* INSTRUCTIONS TO FOLLOW *
Starting with the first line of the data below, copy each line up to and including the one containing "(0,0) rectangle (1913,1021);". Pictures stay out.

— begin —

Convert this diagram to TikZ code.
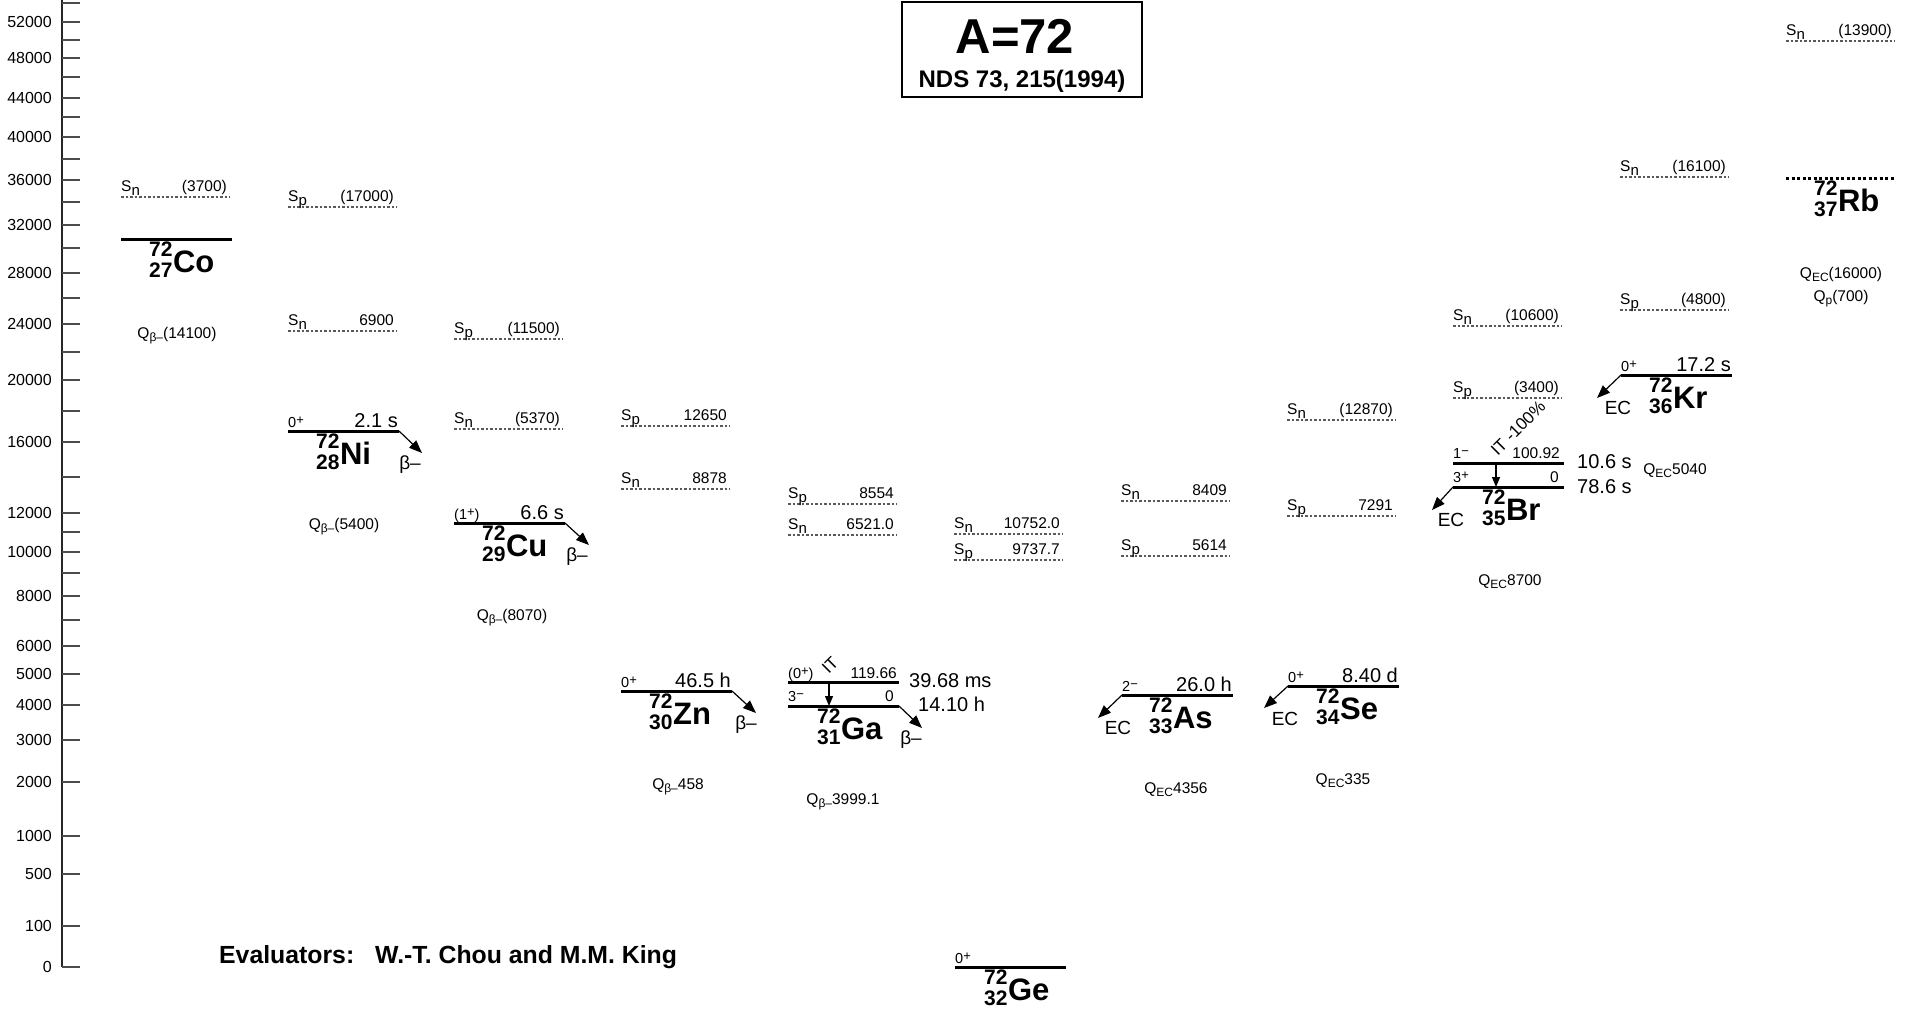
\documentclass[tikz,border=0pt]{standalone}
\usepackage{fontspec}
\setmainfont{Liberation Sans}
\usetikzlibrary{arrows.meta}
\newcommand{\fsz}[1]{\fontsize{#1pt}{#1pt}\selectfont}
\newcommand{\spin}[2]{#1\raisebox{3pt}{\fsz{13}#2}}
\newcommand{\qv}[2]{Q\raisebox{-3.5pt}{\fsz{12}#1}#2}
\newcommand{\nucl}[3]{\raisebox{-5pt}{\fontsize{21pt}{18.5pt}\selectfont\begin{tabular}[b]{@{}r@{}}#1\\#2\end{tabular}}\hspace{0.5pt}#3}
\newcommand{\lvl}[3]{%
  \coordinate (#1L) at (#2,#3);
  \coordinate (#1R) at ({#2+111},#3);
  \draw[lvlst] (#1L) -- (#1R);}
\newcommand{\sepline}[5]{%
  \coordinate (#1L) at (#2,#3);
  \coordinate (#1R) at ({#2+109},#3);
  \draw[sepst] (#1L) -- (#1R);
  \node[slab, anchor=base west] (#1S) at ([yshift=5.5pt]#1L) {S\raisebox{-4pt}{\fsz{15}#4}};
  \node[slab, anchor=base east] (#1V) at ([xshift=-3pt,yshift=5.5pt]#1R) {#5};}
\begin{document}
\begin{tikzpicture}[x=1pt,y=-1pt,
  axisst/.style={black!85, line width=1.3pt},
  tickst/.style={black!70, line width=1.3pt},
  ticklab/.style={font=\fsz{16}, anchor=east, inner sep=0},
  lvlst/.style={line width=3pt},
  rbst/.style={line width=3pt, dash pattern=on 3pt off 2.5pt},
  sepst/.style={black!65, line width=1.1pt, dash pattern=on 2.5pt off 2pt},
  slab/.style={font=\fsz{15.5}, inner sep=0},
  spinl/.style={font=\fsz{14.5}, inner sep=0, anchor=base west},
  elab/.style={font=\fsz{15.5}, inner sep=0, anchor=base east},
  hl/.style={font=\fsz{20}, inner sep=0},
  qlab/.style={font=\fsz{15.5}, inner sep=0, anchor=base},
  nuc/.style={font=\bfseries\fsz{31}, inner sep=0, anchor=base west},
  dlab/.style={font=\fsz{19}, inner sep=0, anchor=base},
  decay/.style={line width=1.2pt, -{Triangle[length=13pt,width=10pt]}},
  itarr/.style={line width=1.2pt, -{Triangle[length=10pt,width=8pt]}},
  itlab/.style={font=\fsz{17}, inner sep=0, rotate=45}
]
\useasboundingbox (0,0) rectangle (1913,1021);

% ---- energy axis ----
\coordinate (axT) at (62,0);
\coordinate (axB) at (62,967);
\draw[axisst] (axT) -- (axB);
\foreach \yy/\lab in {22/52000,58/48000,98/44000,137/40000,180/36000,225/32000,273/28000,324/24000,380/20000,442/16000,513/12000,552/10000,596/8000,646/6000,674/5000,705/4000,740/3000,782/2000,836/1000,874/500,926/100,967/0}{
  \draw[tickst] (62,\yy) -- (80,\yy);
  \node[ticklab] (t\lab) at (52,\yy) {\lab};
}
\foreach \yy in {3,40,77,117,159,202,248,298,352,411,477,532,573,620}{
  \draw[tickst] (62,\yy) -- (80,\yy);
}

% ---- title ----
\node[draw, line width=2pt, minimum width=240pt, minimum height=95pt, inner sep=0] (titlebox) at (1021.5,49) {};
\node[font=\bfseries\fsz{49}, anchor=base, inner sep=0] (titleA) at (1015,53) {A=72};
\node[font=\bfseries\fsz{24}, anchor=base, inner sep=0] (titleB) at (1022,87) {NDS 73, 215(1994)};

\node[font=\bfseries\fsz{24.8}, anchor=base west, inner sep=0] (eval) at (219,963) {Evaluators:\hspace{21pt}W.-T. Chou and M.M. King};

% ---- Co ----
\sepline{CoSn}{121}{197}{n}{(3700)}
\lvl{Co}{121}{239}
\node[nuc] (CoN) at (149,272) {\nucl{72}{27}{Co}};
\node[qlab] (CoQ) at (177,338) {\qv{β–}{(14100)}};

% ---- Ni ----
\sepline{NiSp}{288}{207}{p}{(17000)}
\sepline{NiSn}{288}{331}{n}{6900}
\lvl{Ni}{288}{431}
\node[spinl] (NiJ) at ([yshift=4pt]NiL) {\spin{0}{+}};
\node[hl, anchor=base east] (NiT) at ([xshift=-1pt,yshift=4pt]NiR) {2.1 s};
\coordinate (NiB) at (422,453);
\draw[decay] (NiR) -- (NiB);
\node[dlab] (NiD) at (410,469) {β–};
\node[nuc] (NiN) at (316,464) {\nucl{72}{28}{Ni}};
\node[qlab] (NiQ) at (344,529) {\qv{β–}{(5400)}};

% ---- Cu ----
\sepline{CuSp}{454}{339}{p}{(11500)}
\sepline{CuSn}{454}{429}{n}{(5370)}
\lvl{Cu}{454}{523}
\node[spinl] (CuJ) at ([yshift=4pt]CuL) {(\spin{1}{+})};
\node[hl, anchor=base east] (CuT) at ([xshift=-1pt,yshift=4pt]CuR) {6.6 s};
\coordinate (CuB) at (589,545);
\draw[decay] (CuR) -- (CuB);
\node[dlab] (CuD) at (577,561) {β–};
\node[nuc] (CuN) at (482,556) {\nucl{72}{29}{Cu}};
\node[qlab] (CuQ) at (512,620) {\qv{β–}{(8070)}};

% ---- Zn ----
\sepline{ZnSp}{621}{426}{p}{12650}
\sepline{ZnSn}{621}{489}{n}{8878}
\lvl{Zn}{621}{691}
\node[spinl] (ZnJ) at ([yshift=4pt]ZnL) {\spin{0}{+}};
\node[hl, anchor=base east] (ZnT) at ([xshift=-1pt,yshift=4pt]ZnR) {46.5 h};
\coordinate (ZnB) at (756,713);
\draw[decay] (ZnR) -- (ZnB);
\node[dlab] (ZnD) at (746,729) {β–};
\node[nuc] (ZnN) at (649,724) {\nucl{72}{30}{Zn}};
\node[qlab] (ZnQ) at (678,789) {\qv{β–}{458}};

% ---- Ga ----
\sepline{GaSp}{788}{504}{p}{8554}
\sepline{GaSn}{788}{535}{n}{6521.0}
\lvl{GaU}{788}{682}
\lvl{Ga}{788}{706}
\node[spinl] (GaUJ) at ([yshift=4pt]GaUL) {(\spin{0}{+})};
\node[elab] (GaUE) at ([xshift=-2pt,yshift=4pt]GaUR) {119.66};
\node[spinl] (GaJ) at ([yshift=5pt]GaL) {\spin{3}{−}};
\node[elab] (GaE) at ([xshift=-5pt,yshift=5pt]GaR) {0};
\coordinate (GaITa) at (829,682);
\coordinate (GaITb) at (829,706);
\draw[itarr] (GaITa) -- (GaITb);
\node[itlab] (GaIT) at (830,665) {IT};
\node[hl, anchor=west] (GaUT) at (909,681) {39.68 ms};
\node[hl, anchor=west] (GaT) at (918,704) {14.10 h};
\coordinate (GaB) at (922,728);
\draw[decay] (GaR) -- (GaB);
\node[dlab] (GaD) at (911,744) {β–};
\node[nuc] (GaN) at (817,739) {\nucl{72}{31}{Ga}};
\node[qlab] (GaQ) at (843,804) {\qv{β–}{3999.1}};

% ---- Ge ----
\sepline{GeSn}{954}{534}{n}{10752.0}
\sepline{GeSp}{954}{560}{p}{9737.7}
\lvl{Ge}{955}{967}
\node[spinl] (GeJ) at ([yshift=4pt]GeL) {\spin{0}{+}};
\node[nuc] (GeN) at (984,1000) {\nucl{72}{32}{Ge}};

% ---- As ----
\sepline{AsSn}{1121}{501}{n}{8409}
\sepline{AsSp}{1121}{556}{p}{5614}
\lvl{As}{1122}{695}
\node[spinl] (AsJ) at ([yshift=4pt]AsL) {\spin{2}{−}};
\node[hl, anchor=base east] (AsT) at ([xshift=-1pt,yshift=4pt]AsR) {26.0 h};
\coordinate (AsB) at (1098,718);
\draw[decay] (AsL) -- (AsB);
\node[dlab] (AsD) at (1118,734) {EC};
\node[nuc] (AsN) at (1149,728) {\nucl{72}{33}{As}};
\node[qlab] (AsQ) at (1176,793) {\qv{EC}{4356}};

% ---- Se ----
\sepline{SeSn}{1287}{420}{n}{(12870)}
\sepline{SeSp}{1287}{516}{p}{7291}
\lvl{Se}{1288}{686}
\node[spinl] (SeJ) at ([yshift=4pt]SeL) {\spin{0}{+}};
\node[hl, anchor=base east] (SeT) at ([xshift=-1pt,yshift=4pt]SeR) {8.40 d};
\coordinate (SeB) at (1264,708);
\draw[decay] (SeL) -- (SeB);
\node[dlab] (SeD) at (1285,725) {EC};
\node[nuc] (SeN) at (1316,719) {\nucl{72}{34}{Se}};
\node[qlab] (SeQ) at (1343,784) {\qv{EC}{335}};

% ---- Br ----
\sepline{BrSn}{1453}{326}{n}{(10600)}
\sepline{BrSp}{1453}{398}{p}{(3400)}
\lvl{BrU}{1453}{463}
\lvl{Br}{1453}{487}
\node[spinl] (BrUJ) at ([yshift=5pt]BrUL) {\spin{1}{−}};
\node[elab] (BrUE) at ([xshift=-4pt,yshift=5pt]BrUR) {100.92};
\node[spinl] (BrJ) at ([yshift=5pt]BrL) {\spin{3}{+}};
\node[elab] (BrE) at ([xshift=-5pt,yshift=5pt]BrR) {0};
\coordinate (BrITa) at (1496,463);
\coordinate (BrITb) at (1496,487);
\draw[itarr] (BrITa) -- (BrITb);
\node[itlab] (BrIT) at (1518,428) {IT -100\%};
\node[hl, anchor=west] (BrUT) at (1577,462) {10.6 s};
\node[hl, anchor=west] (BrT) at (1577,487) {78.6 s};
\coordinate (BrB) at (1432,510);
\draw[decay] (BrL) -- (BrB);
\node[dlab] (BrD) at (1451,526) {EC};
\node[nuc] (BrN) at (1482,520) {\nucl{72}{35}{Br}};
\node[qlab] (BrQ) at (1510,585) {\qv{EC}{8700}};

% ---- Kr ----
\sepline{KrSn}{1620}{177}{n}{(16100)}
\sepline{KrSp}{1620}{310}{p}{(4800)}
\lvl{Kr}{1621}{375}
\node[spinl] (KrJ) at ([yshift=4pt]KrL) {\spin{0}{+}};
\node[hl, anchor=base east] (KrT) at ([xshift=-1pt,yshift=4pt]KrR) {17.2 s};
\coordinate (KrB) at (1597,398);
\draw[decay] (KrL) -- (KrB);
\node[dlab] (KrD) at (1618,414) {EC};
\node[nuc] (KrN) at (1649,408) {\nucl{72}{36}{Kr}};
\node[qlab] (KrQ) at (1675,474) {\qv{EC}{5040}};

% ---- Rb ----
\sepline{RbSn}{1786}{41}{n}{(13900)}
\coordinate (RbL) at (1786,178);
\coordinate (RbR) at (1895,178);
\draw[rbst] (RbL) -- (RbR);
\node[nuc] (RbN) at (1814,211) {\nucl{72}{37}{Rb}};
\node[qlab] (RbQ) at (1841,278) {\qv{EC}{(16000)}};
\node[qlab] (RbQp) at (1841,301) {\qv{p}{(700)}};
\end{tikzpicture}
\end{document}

— end —

* ANSWER FOR THE TASK *
Convert this diagram to TikZ code.
\documentclass[tikz,border=0pt]{standalone}
\usepackage{fontspec}
\setmainfont{Liberation Sans}
\usetikzlibrary{arrows.meta}
\newcommand{\fsz}[1]{\fontsize{#1pt}{#1pt}\selectfont}
\newcommand{\spin}[2]{#1\raisebox{3pt}{\fsz{13}#2}}
\newcommand{\qv}[2]{Q\raisebox{-3.5pt}{\fsz{12}#1}#2}
\newcommand{\nucl}[3]{\raisebox{-5pt}{\fontsize{21pt}{18.5pt}\selectfont\begin{tabular}[b]{@{}r@{}}#1\\#2\end{tabular}}\hspace{0.5pt}#3}
\newcommand{\lvl}[3]{%
  \coordinate (#1L) at (#2,#3);
  \coordinate (#1R) at ({#2+111},#3);
  \draw[lvlst] (#1L) -- (#1R);}
\newcommand{\sepline}[5]{%
  \coordinate (#1L) at (#2,#3);
  \coordinate (#1R) at ({#2+109},#3);
  \draw[sepst] (#1L) -- (#1R);
  \node[slab, anchor=base west] (#1S) at ([yshift=5.5pt]#1L) {S\raisebox{-4pt}{\fsz{15}#4}};
  \node[slab, anchor=base east] (#1V) at ([xshift=-3pt,yshift=5.5pt]#1R) {#5};}
\begin{document}
\begin{tikzpicture}[x=1pt,y=-1pt,
  axisst/.style={black!85, line width=1.3pt},
  tickst/.style={black!70, line width=1.3pt},
  ticklab/.style={font=\fsz{16}, anchor=east, inner sep=0},
  lvlst/.style={line width=3pt},
  rbst/.style={line width=3pt, dash pattern=on 3pt off 2.5pt},
  sepst/.style={black!65, line width=1.1pt, dash pattern=on 2.5pt off 2pt},
  slab/.style={font=\fsz{15.5}, inner sep=0},
  spinl/.style={font=\fsz{14.5}, inner sep=0, anchor=base west},
  elab/.style={font=\fsz{15.5}, inner sep=0, anchor=base east},
  hl/.style={font=\fsz{20}, inner sep=0},
  qlab/.style={font=\fsz{15.5}, inner sep=0, anchor=base},
  nuc/.style={font=\bfseries\fsz{31}, inner sep=0, anchor=base west},
  dlab/.style={font=\fsz{19}, inner sep=0, anchor=base},
  decay/.style={line width=1.2pt, -{Triangle[length=13pt,width=10pt]}},
  itarr/.style={line width=1.2pt, -{Triangle[length=10pt,width=8pt]}},
  itlab/.style={font=\fsz{17}, inner sep=0, rotate=45}
]
\useasboundingbox (0,0) rectangle (1913,1021);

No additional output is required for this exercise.